北アルプス・剣岳に登る2012年07月30日

剣岳
 7/27夜、やってもやって湧いてくるという仕事を断ち切ってS君と合流できたのは午後10時30分くらいだっただろうか。今時、仕事がなくて困っている人が多いの言うのに消費増税を見込んですでに動き出しているそうだ。車中でしばし、そんな世間話をしながら立山へと向かった。
 東海北陸道のどこかで12時になるSAかPAで車中泊と決めていたが、S君は夜通し走りたいという。現地で車中泊としたいらしい。が、それをやると運転の興奮でもう眠れないし、寝入った頃に夜明け、続々入ってくる車と人の周囲の騒々しさが経験的に蘇る。結果、ひるがのSAが比較的空いているのでそこに決める。標高800mの高原の気温は18℃と小寒いくらい。猛暑の名古屋が信じられない。ここで2時間弱、仮眠した。そして又走る。立山ICを出て、立山駅のPには4時半着。がら空きの臨時Pでまた1時間ほど体を横にした。起きてみると周囲は満杯の状況だった。

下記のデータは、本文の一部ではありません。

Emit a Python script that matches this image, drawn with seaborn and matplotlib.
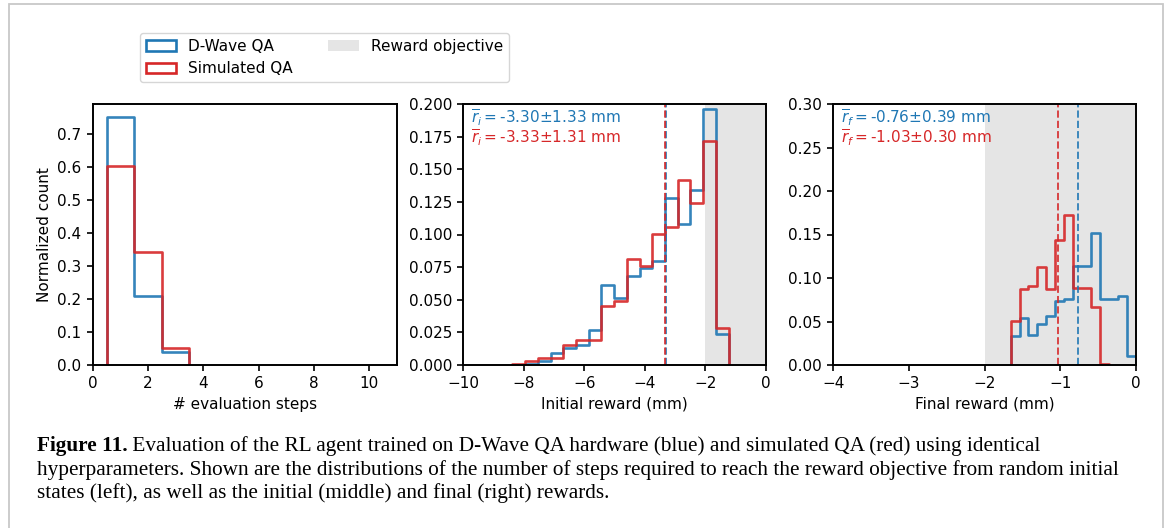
import numpy as np
import matplotlib
matplotlib.use("Agg")
import matplotlib.pyplot as plt
import seaborn as sns
from matplotlib.patches import Patch, Rectangle

# ---------------- data ----------------
series = ["D-Wave QA", "Simulated QA"]
series_colors = ["#1f77b4", "#d62728"]
objective_label = "Reward objective"

# number of evaluation steps
steps_edges = [0.5, 1.5, 2.5, 3.5]
steps_dwave = [0.754, 0.210, 0.038]
steps_sim = [0.605, 0.343, 0.052]

# initial reward (mm)
initial_edges = np.linspace(-8.371, -1.237, 18)
initial_dwave = [0.000, 0.001, 0.003, 0.009, 0.013, 0.015, 0.027, 0.061, 0.051,
                 0.068, 0.074, 0.080, 0.128, 0.108, 0.134, 0.196, 0.024]
initial_sim = [0.001, 0.003, 0.005, 0.005, 0.015, 0.019, 0.019, 0.045, 0.049,
               0.081, 0.076, 0.100, 0.106, 0.142, 0.124, 0.172, 0.028]
initial_means = [-3.30, -3.33]
initial_stds = [1.33, 1.31]

# final reward (mm)
final_edges = np.linspace(-1.655, 0.0, 15)
final_dwave = [0.033, 0.054, 0.035, 0.047, 0.056, 0.074, 0.076, 0.114, 0.114,
               0.152, 0.076, 0.076, 0.079, 0.010]
final_sim = [0.051, 0.087, 0.091, 0.113, 0.087, 0.144, 0.172, 0.089, 0.089,
             0.067, 0.001]
final_means = [-0.76, -1.03]
final_stds = [0.39, 0.30]

objective_range = [-2.0, 0.0]

caption_bold = "Figure 11."
caption_lines = [
    " Evaluation of the RL agent trained on D-Wave QA hardware (blue) and simulated QA (red) using identical",
    "hyperparameters. Shown are the distributions of the number of steps required to reach the reward objective from random initial",
    "states (left), as well as the initial (middle) and final (right) rewards.",
]

# ---------------- style ----------------
sns.set_style("ticks")
plt.rcParams["font.family"] = ["DejaVu Sans"]
plt.rcParams.update({
    "axes.edgecolor": "black",
    "axes.linewidth": 1.4,
    "xtick.major.width": 1.2,
    "ytick.major.width": 1.2,
    "xtick.major.size": 4.5,
    "ytick.major.size": 4.5,
    "xtick.color": "black",
    "ytick.color": "black",
    "xtick.labelsize": 11,
    "ytick.labelsize": 11,
    "axes.labelsize": 11,
    "text.color": "black",
    "axes.labelcolor": "black",
})

W, H = 1168, 528
fig = plt.figure(figsize=(W / 100, H / 100), dpi=100)
fig.patch.set_facecolor("white")


def px_axes(x0, y0, x1, y1):
    return fig.add_axes([x0 / W, 1 - y1 / H, (x1 - x0) / W, (y1 - y0) / H])


ax1 = px_axes(92.7, 104, 396.7, 365)
ax2 = px_axes(463, 104, 766, 365)
ax3 = px_axes(833.3, 104, 1135.7, 365)


def step_hist(ax, edges, values, color):
    edges = np.asarray(edges, dtype=float)[: len(values) + 1]
    centers = (edges[:-1] + edges[1:]) / 2
    padded = [float(edges[0])] + [float(e) for e in edges] + [float(edges[-1])]
    sns.histplot(x=list(centers), weights=list(values), bins=padded, element="step",
                 fill=False, color=color, linewidth=1.9, alpha=0.9, ax=ax)


# left panel
step_hist(ax1, steps_edges, steps_dwave, series_colors[0])
step_hist(ax1, steps_edges, steps_sim, series_colors[1])
ax1.set_xlim(0, 11)
ax1.set_ylim(0, 0.792)
ax1.set_xticks([0, 2, 4, 6, 8, 10])
ax1.set_yticks(np.arange(0, 0.71, 0.1))
ax1.set_xlabel("# evaluation steps")
ax1.set_ylabel("Normalized count")

# middle panel
ax2.axvspan(*objective_range, color="gray", alpha=0.2, lw=0)
step_hist(ax2, initial_edges, initial_dwave, series_colors[0])
step_hist(ax2, initial_edges, initial_sim, series_colors[1])
for m, c in zip(initial_means, series_colors):
    ax2.axvline(m, color=c, ls="--", lw=1.4, alpha=0.85)
ax2.set_xlim(-10, 0)
ax2.set_ylim(0, 0.2)
ax2.set_xticks([-10, -8, -6, -4, -2, 0])
ax2.set_yticks(np.arange(0, 0.2001, 0.025))
ax2.yaxis.set_major_formatter(matplotlib.ticker.FormatStrFormatter("%.3f"))
ax2.set_xlabel("Initial reward (mm)")
ax2.set_ylabel("")
for i, (m, s, c) in enumerate(zip(initial_means, initial_stds, series_colors)):
    ax2.text(0.025, 0.946 - i * 0.077, r"$\overline{r}_i=$" + f"{m:.2f}±{s:.2f} mm",
             color=c, transform=ax2.transAxes, va="center", ha="left", fontsize=11)

# right panel
ax3.axvspan(*objective_range, color="gray", alpha=0.2, lw=0)
step_hist(ax3, final_edges, final_dwave, series_colors[0])
step_hist(ax3, final_edges, final_sim, series_colors[1])
for m, c in zip(final_means, series_colors):
    ax3.axvline(m, color=c, ls="--", lw=1.4, alpha=0.85)
ax3.set_xlim(-4, 0)
ax3.set_ylim(0, 0.3)
ax3.set_xticks([-4, -3, -2, -1, 0])
ax3.set_yticks(np.arange(0, 0.3001, 0.05))
ax3.yaxis.set_major_formatter(matplotlib.ticker.FormatStrFormatter("%.2f"))
ax3.set_xlabel("Final reward (mm)")
ax3.set_ylabel("")
for i, (m, s, c) in enumerate(zip(final_means, final_stds, series_colors)):
    ax3.text(0.025, 0.946 - i * 0.077, r"$\overline{r}_f=$" + f"{m:.2f}±{s:.2f} mm",
             color=c, transform=ax3.transAxes, va="center", ha="left", fontsize=11)

for ax in (ax1, ax2, ax3):
    for sp in ax.spines.values():
        sp.set_visible(True)
        sp.set_color("black")

# legend
handles = [
    Patch(facecolor="none", edgecolor=series_colors[0], linewidth=1.9, label=series[0]),
    Patch(facecolor="none", edgecolor=series_colors[1], linewidth=1.9, label=series[1]),
    Patch(facecolor="gray", alpha=0.2, edgecolor="none", label=objective_label),
]
fig.legend(handles=handles, ncol=2, loc="upper left",
           bbox_to_anchor=(139.5 / W, 1 - 32.5 / H), borderaxespad=0,
           fontsize=11, frameon=True, columnspacing=2.3, handlelength=2.0)

# caption
renderer = fig.canvas.get_renderer()
serif = ["Liberation Serif", "DejaVu Serif"]
base_fs = 15
probe = fig.text(0, 0, caption_lines[1], fontsize=base_fs, family=serif)
wpx = probe.get_window_extent(renderer).width
probe.remove()
fs = base_fs * 1090.0 / wpx

x0 = 36.7
baselines = [451.5, 474.8, 498.1]
tb = fig.text(x0 / W, 1 - baselines[0] / H, caption_bold, fontsize=fs,
              family=serif, weight="bold", va="baseline", ha="left")
bw = tb.get_window_extent(renderer).width
fig.text((x0 + bw) / W, 1 - baselines[0] / H, caption_lines[0], fontsize=fs,
         family=serif, va="baseline", ha="left")
for line, yb in zip(caption_lines[1:], baselines[1:]):
    fig.text(x0 / W, 1 - yb / H, line, fontsize=fs, family=serif,
             va="baseline", ha="left")

# page frame
fig.add_artist(Rectangle((8.5 / W, -0.1), (1163 - 8.5) / W, 1.1 - 4.5 / H,
                         transform=fig.transFigure, fill=False,
                         edgecolor="#c8c8c8", linewidth=1.3))

fig.savefig("out.png", dpi=100, facecolor="white")
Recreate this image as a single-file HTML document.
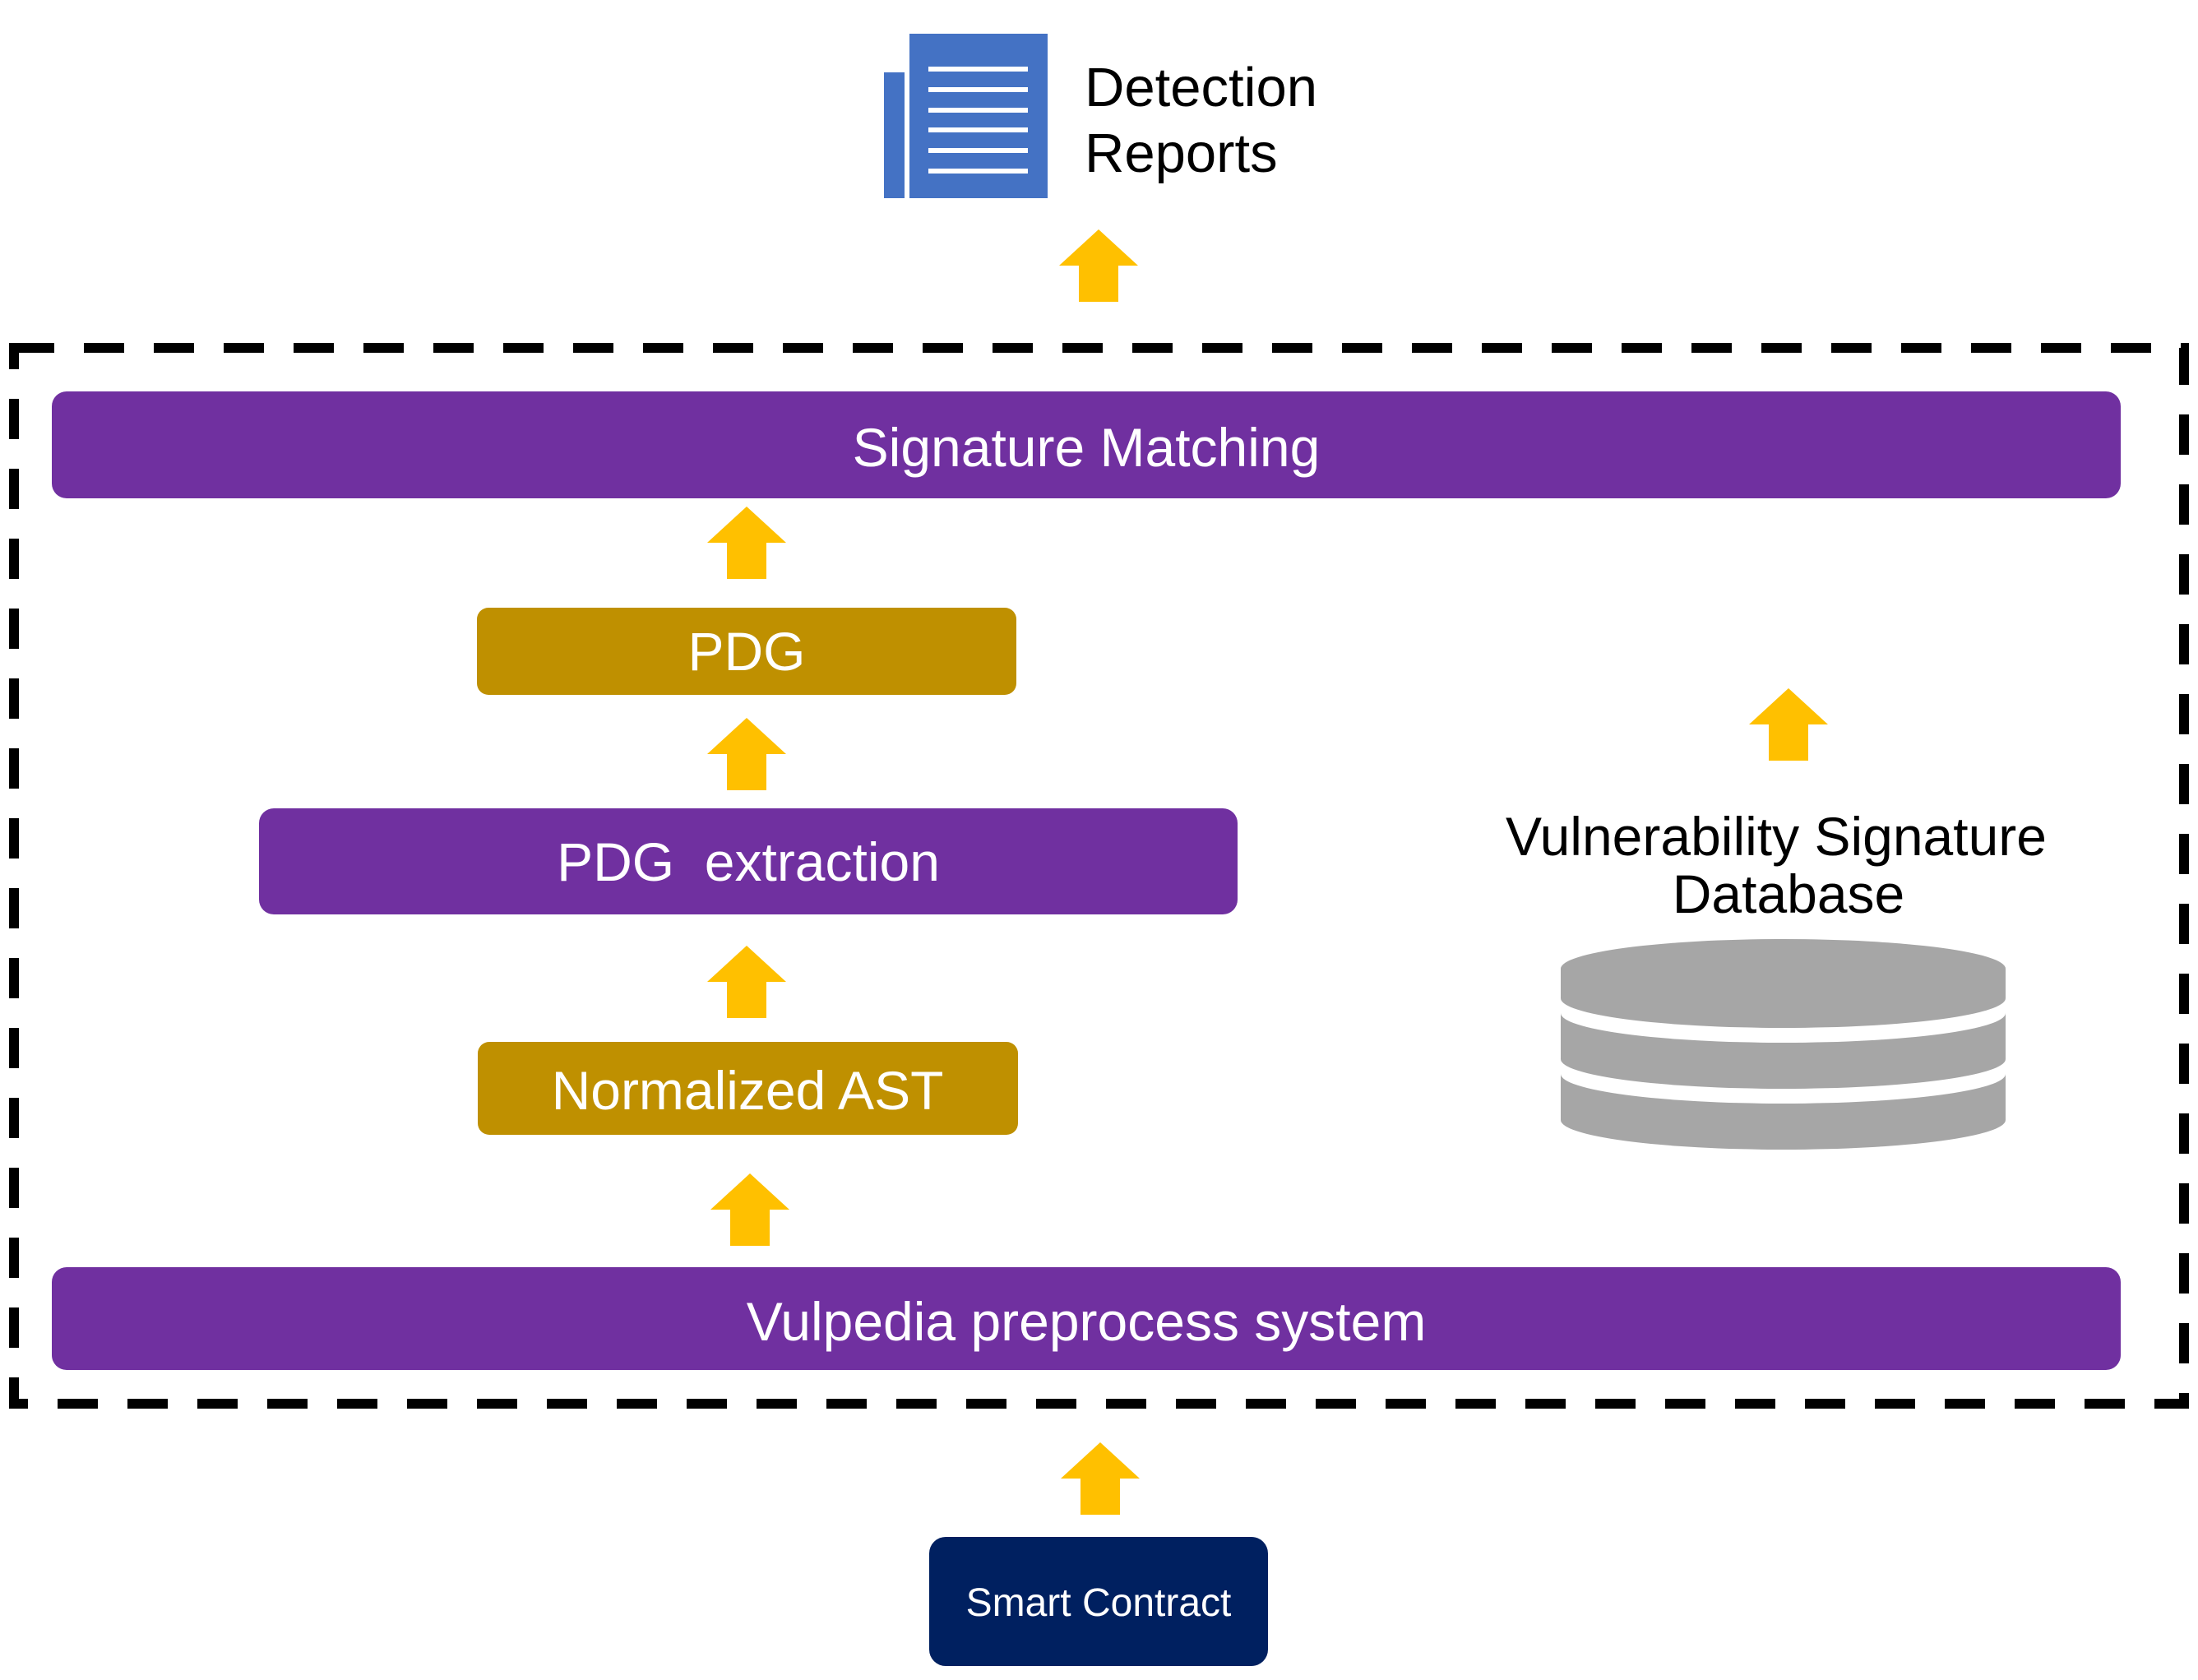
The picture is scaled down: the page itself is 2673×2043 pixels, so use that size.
<!DOCTYPE html>
<html><head><meta charset="utf-8"><style>
html,body{margin:0;padding:0;background:#fff;}
svg{display:block;}
text{font-family:"Liberation Sans",Arial,sans-serif;}
</style></head><body>
<svg width="2673" height="2043" viewBox="0 0 2673 2043" xmlns="http://www.w3.org/2000/svg">
<defs>
<path id="arr" d="M0 0 L48 44 L24 44 L24 88 L-24 88 L-24 44 L-48 44 Z" fill="#ffc000"/>
</defs>
<!-- document icon -->
<rect x="1075" y="88" width="25" height="153" fill="#4472c4"/>
<rect x="1106" y="41" width="168" height="200" fill="#4472c4"/>
<g fill="#fff">
<rect x="1129" y="81" width="121" height="6"/>
<rect x="1129" y="106" width="121" height="6"/>
<rect x="1129" y="131" width="121" height="6"/>
<rect x="1129" y="155" width="121" height="6"/>
<rect x="1129" y="180" width="121" height="6"/>
<rect x="1129" y="205" width="121" height="6"/>
</g>
<text x="1319" y="129" font-size="67" fill="#000">Detection</text>
<text x="1319" y="209" font-size="67" fill="#000">Reports</text>

<!-- dashed box -->
<rect x="17" y="423" width="2639" height="1284" fill="none" stroke="#000" stroke-width="12" stroke-dasharray="49 36"/>

<!-- boxes -->
<rect x="63" y="476" width="2516" height="130" rx="18" fill="#7030a0"/>
<text x="1321" y="567" font-size="66" fill="#fff" text-anchor="middle">Signature Matching</text>

<rect x="580" y="739" width="656" height="106" rx="14" fill="#bf9000"/>
<text x="908" y="815" font-size="66" fill="#fff" text-anchor="middle">PDG</text>

<rect x="315" y="983" width="1190" height="129" rx="18" fill="#7030a0"/>
<text x="910" y="1071" font-size="66" fill="#fff" text-anchor="middle" xml:space="preserve">PDG  extraction</text>

<rect x="581" y="1267" width="657" height="113" rx="14" fill="#bf9000"/>
<text x="909" y="1349" font-size="66" fill="#fff" text-anchor="middle">Normalized AST</text>

<rect x="63" y="1541" width="2516" height="125" rx="18" fill="#7030a0"/>
<text x="1321" y="1630" font-size="66" fill="#fff" text-anchor="middle">Vulpedia preprocess system</text>

<rect x="1130" y="1869" width="412" height="157" rx="20" fill="#002060"/>
<text x="1336" y="1965" font-size="48" fill="#fff" text-anchor="middle">Smart Contract</text>

<!-- database -->
<text x="2160" y="1040" font-size="66" fill="#000" text-anchor="middle">Vulnerability Signature</text>
<text x="2175" y="1110" font-size="66" fill="#000" text-anchor="middle">Database</text>
<g fill="#a6a6a6">
<path d="M1898 1306 A270.5 36 0 0 0 2439 1306 L2439 1362 A270.5 36 0 0 1 1898 1362 Z"/>
<path d="M1898 1232 A270.5 36 0 0 0 2439 1232 L2439 1288 A270.5 36 0 0 1 1898 1288 Z"/>
<path d="M1898 1178 A270.5 36 0 0 1 2439 1178 L2439 1214 A270.5 36 0 0 1 1898 1214 Z"/>
</g>

<!-- arrows -->
<use href="#arr" x="1336" y="279"/>
<use href="#arr" x="908" y="616"/>
<use href="#arr" x="908" y="873"/>
<use href="#arr" x="908" y="1150"/>
<use href="#arr" x="912" y="1427"/>
<use href="#arr" x="2175" y="837"/>
<use href="#arr" x="1338" y="1754"/>
</svg>
</body></html>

 7/28、午前6時発のケーブルカーに乗車して出発。美女平からはバスで室堂へ。もの凄い人人人の群れ。朝食をとってから剣山荘へ向かう。雷鳥沢キャンプ場までは下り気味の遊歩道を歩く。色とりどりのテントが懐かしい。ここまではキャンパー、ハイカーも混じるがこの先は登山者の世界になる。道も遊歩道からザクザクした登山道へ変わった。別山乗越に向かった。すでに日は高く上がり、夏の陽光が容赦なく降り注ぐ。わずかにある日影でほっとする。
 別山乗越に着くと雄山方面の縦走路と交差する人で賑わう。我々はここから剣沢を下った。雪渓が意外なほど多い。北面ということもあるが今年は雪が多かったそうだ。雪渓を横切り、ハイマツの切り分けを歩く。雪渓の端からは雪解け水がサラサラと流れ出し、涼味満点である。手を浸すと切れるように冷たい。
 ハイマツの間には様々な高山植物の花が咲いている。2ヶ月ほどの春と夏と秋を足したような夏を謳歌するのである。チングルマの一部はもう花が落ちて綿毛になっている。これに水滴が着くと花よりも美しい。シナノキンバイ、ハクサンフウロ、クロユリ、ナナカマド、ヨツバシオガマなど他にも知らない花が一杯咲く。
 一と山を越えた長い登山道を歩き終えた。剣山荘が眼下に見える。一度壊れて新築されたらしい。もはや登山小屋というよりは立派な構えの旅館である。実際、下界の旅館の1年分の売上を登山小屋は夏山の期間中に稼いでしまうそうだ。1泊2食で9000円也。「ちんぐるま」という個室をあてがってもらえた。ザックを室内に持ち込めるのがありがたい。
 お昼ごろに着いたが、とりあえずやることは寝不足を取り返すことだった。明日のパッキングをしたり、シャワーも浴びて、体もすっきりして、夕飯までぐっすり寝た。気温も低いし、快適な自然環境にある。こんな贅沢はないかも知れない。

 約34~5年前、山岳会に入会してすぐの夏山合宿は剣岳だった。あの頃は、高山線の夜行に乗り、富山駅で地鉄に乗り換え、立山駅から後は今と同じルートであったと思う。テントにキスリング、ニッカーホースのズボン?、ホエーブス、使い込まれた凸凹のコッヘルなどどれも懐かしい。自分達で担ぎ上げた食料を調理して食べた。剣沢のテントサイトで一夜を明かした。
 今は楽して小屋泊まり。雲泥の差がある。
 そして、翌朝4時、テントを出て驚いた。何と、ヘッドランプの行列が一服剣の方へ連なっていたのだった。唖然として眺めた。エー!という感じだった。今も昔も登山者に大人気の山であった。それが新田次郎の小説に題材を得て、映画にもなった。映画になってから人気が出たわけではないのだ。
 今回も恐らく、ほとんど同じルートを往復したが難所での行列は昔と変わりないだろう。若い人が多かった。